Call centre staff will also typically have some sort of "Notes" or "Log" functionality where they can type freeform text as to why the customer called and what action was taken so the next operator can pick up where they left off when the customer rings back.
Triggers will often be used to record exactly what was changed (eg writing the old record to an audit table). The purpose of all this is that with all the information (the notes, recorded call, database audit trail and logs) the previous state of the data can be reconstructed as can the resulting action. This may be to find/resolve bugs in the system or simply as a conflict resolution process with the customer.
It is certainly popular - rails for example has a shorthand for it, as well as a creation timestamp (:timestamps).
At the application level it's very useful, as the same pattern is very common in views - look at the questions here for example (answered 56 secs ago, etc).
It can also be used retrospectively in reporting to generate stats (e.g. what is the growth curve of the number of records in the DB).

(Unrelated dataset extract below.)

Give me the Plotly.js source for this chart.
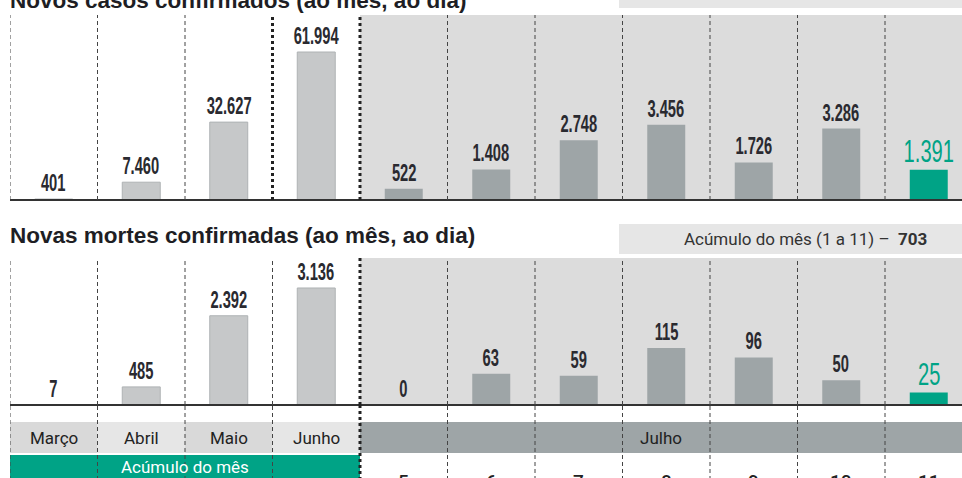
<!DOCTYPE html>
<html>
<head>
<meta charset="utf-8">
<script src="https://cdn.plot.ly/plotly-3.0.1.min.js"></script>
<style>html,body{margin:0;padding:0;background:#fff;}#chart{width:962px;height:478px;}</style>
</head>
<body>
<div id="chart"></div>
<script>
// ---- data ----
const months = ["Março", "Abril", "Maio", "Junho"];
const days = ["5", "6", "7", "8", "9", "10", "11"];
const casesMonth = [401, 7460, 32627, 61994];
const casesDay = [522, 1408, 2748, 3456, 1726, 3286, 1391];
const deathsMonth = [7, 485, 2392, 3136];
const deathsDay = [0, 63, 59, 115, 96, 50, 25];
const deathsTotal = 703;
const titleCases = "Novos casos confirmados (ao mês, ao dia)";
const titleDeaths = "Novas mortes confirmadas (ao mês, ao dia)";
const monthJuly = "Julho";
const accumLabel = "Acúmulo do mês";
const accumRange = "(1 a 11)";

// ---- helpers ----
const W = 962, H = 478;
const px = x => x / W;
const py = y => 1 - y / H;
const fmt = n => String(n).replace(/\B(?=(\d{3})+(?!\d))/g, ".");
const cats = months.concat(days);
const ci = c => cats.indexOf(c);
const colW = 87.5;
const xEnd = -0.5 + (W - 10) / colW;

const numFont = "Liberation Sans, Arial, sans-serif";
const txtFont = "Roboto, Liberation Sans, sans-serif";
const titleFont = "Liberation Sans, Arial, sans-serif";
const green = "#00a386";
const lightBar = "#c6c8c9";
const darkBar = "#9ea5a7";
const bgGray = "#dcdcdc";

const barW = 0.434;
const dayColors = days.map((d, i) => i === days.length - 1 ? green : darkBar);

const traces = [
  {type: "bar", x: months, y: casesMonth, xaxis: "x", yaxis: "y", width: barW,
   marker: {color: lightBar, line: {color: "#aeb2b4", width: 1}}, hoverinfo: "none"},
  {type: "bar", x: days, y: casesDay, xaxis: "x", yaxis: "y2", width: barW,
   marker: {color: dayColors}, hoverinfo: "none"},
  {type: "bar", x: months, y: deathsMonth, xaxis: "x", yaxis: "y3", width: barW,
   marker: {color: lightBar, line: {color: "#aeb2b4", width: 1}}, hoverinfo: "none"},
  {type: "bar", x: days, y: deathsDay, xaxis: "x", yaxis: "y4", width: barW,
   marker: {color: dayColors}, hoverinfo: "none"}
];

// ---- shapes ----
const shapes = [];
const rect = (x0, x1, y0, y1, color, xref) => shapes.push({
  type: "rect", xref: xref || "x", yref: "paper", x0: x0, x1: x1, y0: py(y1), y1: py(y0),
  fillcolor: color, line: {width: 0}, layer: "below"
});
rect(3.5, 11, 15, 200, bgGray);
rect(3.5, 11, 258, 405, bgGray);
rect(px(619), 1, -30, 8, "#e6e6e6", "paper");
rect(px(619), 1, 224, 254, "#e6e6e6", "paper");
months.forEach((m, i) => rect(i - 0.5, i + 0.5, 422, 453, i % 2 === 0 ? "#d9d9d9" : "#e6e6e6"));
rect(3.5, 11, 422, 453, darkBar);
rect(-0.5, 3.5, 455, 490, green);

[200, 405].forEach(y => shapes.push({
  type: "line", xref: "paper", yref: "paper", x0: px(10), x1: 1, y0: py(y), y1: py(y),
  line: {color: "#333", width: 2}, layer: "above"
}));

const segs = [[15, 200, "cases"], [258, 405, "deaths"], [405, 480, "bottom"]];
for (let k = 0; k <= 10; k++) {
  const b = k - 0.5;
  segs.forEach(s => {
    const thick = (b === 3.5) || (b === 2.5 && s[2] === "cases");
    shapes.push({
      type: "line", xref: "x", yref: "paper", x0: b, x1: b, y0: py(s[1]), y1: py(s[0]),
      line: thick ? {color: "#222", width: 3, dash: "3px,3px"} : {color: "#444", width: 1, dash: "4px,3px"},
      layer: "above"
    });
  });
}

// ---- annotations ----
const ann = [];
const squeeze = [];
const valLabel = (cat, y, yref, big) => {
  ann.push({
    xref: "x", yref: yref, x: ci(cat), y: y, text: fmt(y), showarrow: false,
    yanchor: "bottom", yshift: big ? -1 : 1,
    font: {family: numFont, size: big ? 31 : 23, color: big ? green : "#2a2a30", weight: big ? "normal" : "bold"}
  });
  squeeze[ann.length - 1] = big ? 0.65 : 0.64;
};
months.forEach((m, i) => valLabel(m, casesMonth[i], "y", false));
days.forEach((d, i) => valLabel(d, casesDay[i], "y2", i === days.length - 1));
months.forEach((m, i) => valLabel(m, deathsMonth[i], "y3", false));
days.forEach((d, i) => valLabel(d, deathsDay[i], "y4", i === days.length - 1));

ann.push({xref: "paper", yref: "paper", x: px(8), y: py(0), xanchor: "left", yanchor: "middle",
  text: "<b>" + titleCases + "</b>", showarrow: false, font: {family: titleFont, size: 22.5, color: "#1e1e24"}});
ann.push({xref: "paper", yref: "paper", x: px(8), y: py(235), xanchor: "left", yanchor: "middle",
  text: "<b>" + titleDeaths + "</b>", showarrow: false, font: {family: titleFont, size: 22.5, color: "#1e1e24"}});

ann.push({xref: "paper", yref: "paper", x: px(929), y: py(239), xanchor: "right", yanchor: "middle",
  text: accumLabel + " " + accumRange + " –  <b>" + fmt(deathsTotal) + "</b>", showarrow: false,
  font: {family: txtFont, size: 17, color: "#333"}});

months.forEach(m => ann.push({xref: "x", yref: "paper", x: ci(m), y: py(438), yanchor: "middle",
  text: m, showarrow: false, font: {family: txtFont, size: 17, color: "#222"}}));
ann.push({xref: "x", yref: "paper", x: (3.5 + xEnd) / 2, y: py(438), yanchor: "middle",
  text: monthJuly, showarrow: false, font: {family: txtFont, size: 17, color: "#222"}});
ann.push({xref: "x", yref: "paper", x: 1.5, y: py(467), yanchor: "middle",
  text: accumLabel, showarrow: false, font: {family: txtFont, size: 17, color: "#fff"}});
days.forEach(d => ann.push({xref: "x", yref: "paper", x: ci(d), y: py(482), yanchor: "middle",
  text: d, showarrow: false, font: {family: txtFont, size: 19, color: "#222", weight: 500}}));

const hidden = {visible: false, fixedrange: true};
const layout = {
  width: W, height: H,
  margin: {l: 0, r: 0, t: 0, b: 0},
  paper_bgcolor: "#fff", plot_bgcolor: "rgba(0,0,0,0)",
  showlegend: false, barmode: "overlay",
  xaxis: Object.assign({type: "category", categoryorder: "array", categoryarray: cats,
    domain: [px(10), 1], range: [-0.5, xEnd]}, hidden),
  yaxis: Object.assign({domain: [py(200), py(15)], range: [0, 185 * 418.9], anchor: "x"}, hidden),
  yaxis2: Object.assign({overlaying: "y", range: [0, 185 * 46], anchor: "x"}, hidden),
  yaxis3: Object.assign({domain: [py(405), py(258)], range: [0, 147 * 26.8], anchor: "x"}, hidden),
  yaxis4: Object.assign({overlaying: "y3", range: [0, 147 * 2.02], anchor: "x"}, hidden),
  shapes: shapes,
  annotations: ann
};

Plotly.newPlot("chart", traces, layout, {displayModeBar: false, staticPlot: true}).then(gd => {
  gd.querySelectorAll("g.annotation").forEach(g => {
    const f = squeeze[+g.getAttribute("data-index")];
    if (!f) return;
    const t = g.querySelector("text.annotation-text");
    if (!t) return;
    const w = t.getComputedTextLength();
    t.setAttribute("textLength", (w * f).toFixed(1));
    t.setAttribute("lengthAdjust", "spacingAndGlyphs");
  });
});
</script>
</body>
</html>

there are a couple of scenarios
Let's say you have an address table for your customers
you have your CRM app, the customer calls that his address has changed a month ago, with the LastUpdate column you can see that this row for this customer hasn't been touched in 4 months
usually you use triggers to populate a history table so that you can see all the other history, if you see that the creationdate and updated date are the same there is no point hitting the history table since you won't find anything
you calculate indexes (stock market), you can easily see that it was recalculated just by looking at this column
there are 2 DB servers, by comparing the date column you can find out if all the changes have been replicated or not etc etc ect
This is also very useful if you have to send feeds out to clients that are delta feeds, that is only the records that have been changed or inserted since the data of the last feed are sent.